What you are asked to do: Extract word for word the lines of the listing from its start to the line holding "plt.rcParams['font.family'] = ['Lato', 'Open", both ends kept; pictures are not part of the copy.
==================================================
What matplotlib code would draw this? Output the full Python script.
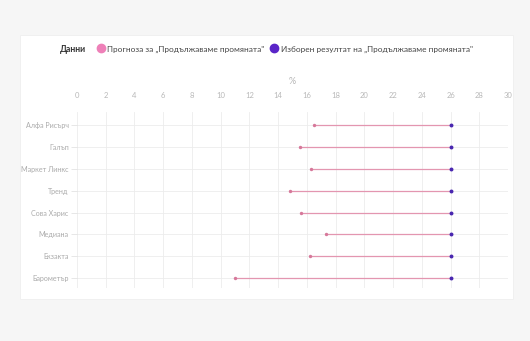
import matplotlib
matplotlib.use('Agg')
import matplotlib.pyplot as plt
from matplotlib.patches import Rectangle
from matplotlib.lines import Line2D
import numpy as np

# data
pollsters = ['Алфа Рисърч', 'Галъп', 'Маркет Линкс', 'Тренд',
             'Сова Харис', 'Медиана', 'Екзакта', 'Барометър']
forecast = [16.5, 15.5, 16.3, 14.8, 15.6, 17.3, 16.2, 11.0]
result = [26.0, 26.0, 26.0, 26.0, 26.0, 26.0, 26.0, 26.0]
xticks = list(range(0, 31, 2))
label_forecast = 'Прогноза за „Продължаваме промяната"'
label_result = 'Изборен резултат на „Продължаваме промяната"'

plt.rcParams['font.family'] = ['Lato', 'Open Sans', 'DejaVu Sans']

W, H = 530, 341
fig = plt.figure(figsize=(W / 100, H / 100), dpi=100)
fig.patch.set_facecolor('#f6f6f6')

# white card
fig.patches.append(Rectangle((20 / W, 1 - 299 / H), 493 / W, 264 / H,
                             transform=fig.transFigure, facecolor='white',
                             edgecolor='#efefef', lw=0.6, zorder=-5))

ax = fig.add_axes([77 / W, 1 - 288 / H, 431 / W, 176 / H])
ax.set_zorder(2)
ax.set_facecolor('none')
y = np.arange(len(pollsters))

ax.hlines(y, forecast, result, color='#e396b0', lw=0.9, zorder=2)
ax.scatter(forecast, y, s=6, color='#d6789a', lw=0, zorder=3)
ax.scatter(result, y, s=8, color='#4a27b0', lw=0, zorder=4)

ax.set_xlim(0, 30)
ax.set_ylim(len(pollsters) - 1 + 0.45, -0.6)
ax.set_xticks(xticks)
ax.set_yticks(y)
ax.set_yticklabels(pollsters)
ax.xaxis.tick_top()
ax.xaxis.set_label_position('top')
ax.set_xlabel('%', color='#b5b5b5', fontsize=6.5, labelpad=6)
ax.tick_params(axis='x', length=0, pad=9, labelsize=5.5, labelcolor='#b8b8b8')
ax.tick_params(axis='y', length=4, width=0.5, color='#dddddd', pad=2,
               labelsize=5.1, labelcolor='#ababab')
ax.grid(True, color='#ececec', lw=0.6, zorder=0)
ax.set_axisbelow(True)
for s in ax.spines.values():
    s.set_visible(False)

# legend
fig.text(60 / W, 1 - 49 / H, 'Данни', fontsize=6.2, fontweight='bold',
         color='#333333', va='center')
handles = [Line2D([], [], marker='o', ls='', ms=6, color='#ee80b8'),
           Line2D([], [], marker='o', ls='', ms=6, color='#5a25c8')]
fig.legend(handles, [label_forecast, label_result], loc='center left',
           bbox_to_anchor=(92 / W, 1 - 49 / H), ncol=2, frameon=False,
           fontsize=5.95, handletextpad=0.2, columnspacing=0.7,
           handlelength=1.1, borderpad=0, labelcolor='#444444')

fig.savefig('out.png', dpi=100, facecolor=fig.get_facecolor())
==================================================
Exercise solution:
What matplotlib code would draw this? Output the full Python script.
import matplotlib
matplotlib.use('Agg')
import matplotlib.pyplot as plt
from matplotlib.patches import Rectangle
from matplotlib.lines import Line2D
import numpy as np

# data
pollsters = ['Алфа Рисърч', 'Галъп', 'Маркет Линкс', 'Тренд',
             'Сова Харис', 'Медиана', 'Екзакта', 'Барометър']
forecast = [16.5, 15.5, 16.3, 14.8, 15.6, 17.3, 16.2, 11.0]
result = [26.0, 26.0, 26.0, 26.0, 26.0, 26.0, 26.0, 26.0]
xticks = list(range(0, 31, 2))
label_forecast = 'Прогноза за „Продължаваме промяната"'
label_result = 'Изборен резултат на „Продължаваме промяната"'

plt.rcParams['font.family'] = ['Lato', 'Open Sans', 'DejaVu Sans']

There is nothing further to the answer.